> DO THIS: Skip all pictures, then copy the lines from the start of the data through the line with "const X_MIN = -1.561, X_MAX = 15.417;", keeping both ends.

> PROVIDED DATA:
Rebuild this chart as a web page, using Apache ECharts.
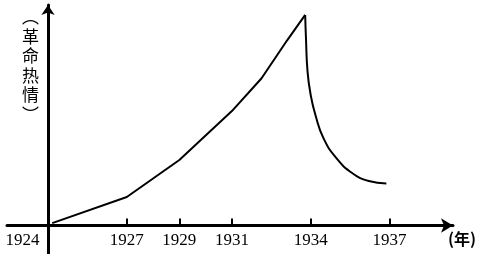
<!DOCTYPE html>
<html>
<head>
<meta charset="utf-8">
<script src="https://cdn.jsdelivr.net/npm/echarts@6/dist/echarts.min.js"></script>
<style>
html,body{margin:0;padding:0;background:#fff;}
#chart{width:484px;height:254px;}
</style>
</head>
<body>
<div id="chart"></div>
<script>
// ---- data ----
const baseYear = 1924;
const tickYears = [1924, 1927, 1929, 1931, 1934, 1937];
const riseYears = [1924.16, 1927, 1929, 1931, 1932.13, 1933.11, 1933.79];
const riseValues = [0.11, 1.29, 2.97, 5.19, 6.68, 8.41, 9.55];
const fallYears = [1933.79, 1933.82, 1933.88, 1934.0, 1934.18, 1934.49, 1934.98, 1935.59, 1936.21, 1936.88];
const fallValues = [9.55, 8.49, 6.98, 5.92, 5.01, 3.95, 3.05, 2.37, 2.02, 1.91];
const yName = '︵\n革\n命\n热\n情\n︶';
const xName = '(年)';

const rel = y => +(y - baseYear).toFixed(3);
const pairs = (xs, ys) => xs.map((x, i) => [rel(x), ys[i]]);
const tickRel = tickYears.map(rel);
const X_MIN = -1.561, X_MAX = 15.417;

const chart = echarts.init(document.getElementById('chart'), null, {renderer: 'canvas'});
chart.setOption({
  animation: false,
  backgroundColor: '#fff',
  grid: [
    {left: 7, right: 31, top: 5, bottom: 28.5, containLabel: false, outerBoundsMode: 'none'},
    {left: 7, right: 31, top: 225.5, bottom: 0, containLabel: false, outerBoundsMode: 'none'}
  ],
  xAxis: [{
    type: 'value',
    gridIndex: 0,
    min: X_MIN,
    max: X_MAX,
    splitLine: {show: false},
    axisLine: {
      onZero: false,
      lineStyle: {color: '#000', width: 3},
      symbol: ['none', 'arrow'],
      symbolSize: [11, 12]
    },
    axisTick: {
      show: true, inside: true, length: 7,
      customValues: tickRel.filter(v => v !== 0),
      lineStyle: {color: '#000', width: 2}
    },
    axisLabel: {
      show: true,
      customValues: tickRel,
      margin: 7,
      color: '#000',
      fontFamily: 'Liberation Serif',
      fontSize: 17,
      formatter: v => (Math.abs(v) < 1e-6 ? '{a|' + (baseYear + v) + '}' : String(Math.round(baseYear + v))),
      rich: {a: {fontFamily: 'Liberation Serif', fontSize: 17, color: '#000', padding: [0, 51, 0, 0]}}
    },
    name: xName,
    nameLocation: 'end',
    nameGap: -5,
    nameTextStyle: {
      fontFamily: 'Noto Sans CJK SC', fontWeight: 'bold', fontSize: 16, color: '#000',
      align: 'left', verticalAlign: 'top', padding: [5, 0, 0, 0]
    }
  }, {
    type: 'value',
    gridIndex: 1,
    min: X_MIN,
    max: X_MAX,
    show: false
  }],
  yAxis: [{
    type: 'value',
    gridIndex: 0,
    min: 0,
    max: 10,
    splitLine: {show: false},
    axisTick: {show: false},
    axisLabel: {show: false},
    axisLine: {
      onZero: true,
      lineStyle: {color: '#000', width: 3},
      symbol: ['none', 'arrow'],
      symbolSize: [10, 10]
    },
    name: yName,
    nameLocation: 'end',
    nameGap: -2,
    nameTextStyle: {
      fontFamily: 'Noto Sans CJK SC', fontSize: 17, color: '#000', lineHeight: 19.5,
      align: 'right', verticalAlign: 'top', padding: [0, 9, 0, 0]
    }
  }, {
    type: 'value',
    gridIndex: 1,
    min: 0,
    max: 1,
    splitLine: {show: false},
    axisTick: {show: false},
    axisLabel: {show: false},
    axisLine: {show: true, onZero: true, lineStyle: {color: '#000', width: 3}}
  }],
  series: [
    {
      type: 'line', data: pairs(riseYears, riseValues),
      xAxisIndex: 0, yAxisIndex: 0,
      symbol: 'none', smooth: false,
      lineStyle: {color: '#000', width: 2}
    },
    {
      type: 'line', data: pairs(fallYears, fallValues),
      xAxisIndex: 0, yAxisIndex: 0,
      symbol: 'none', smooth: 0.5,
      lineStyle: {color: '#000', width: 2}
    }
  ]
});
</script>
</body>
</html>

> FULL RESPONSE:
Rebuild this chart as a web page, using Apache ECharts.
<!DOCTYPE html>
<html>
<head>
<meta charset="utf-8">
<script src="https://cdn.jsdelivr.net/npm/echarts@6/dist/echarts.min.js"></script>
<style>
html,body{margin:0;padding:0;background:#fff;}
#chart{width:484px;height:254px;}
</style>
</head>
<body>
<div id="chart"></div>
<script>
// ---- data ----
const baseYear = 1924;
const tickYears = [1924, 1927, 1929, 1931, 1934, 1937];
const riseYears = [1924.16, 1927, 1929, 1931, 1932.13, 1933.11, 1933.79];
const riseValues = [0.11, 1.29, 2.97, 5.19, 6.68, 8.41, 9.55];
const fallYears = [1933.79, 1933.82, 1933.88, 1934.0, 1934.18, 1934.49, 1934.98, 1935.59, 1936.21, 1936.88];
const fallValues = [9.55, 8.49, 6.98, 5.92, 5.01, 3.95, 3.05, 2.37, 2.02, 1.91];
const yName = '︵\n革\n命\n热\n情\n︶';
const xName = '(年)';

const rel = y => +(y - baseYear).toFixed(3);
const pairs = (xs, ys) => xs.map((x, i) => [rel(x), ys[i]]);
const tickRel = tickYears.map(rel);
const X_MIN = -1.561, X_MAX = 15.417;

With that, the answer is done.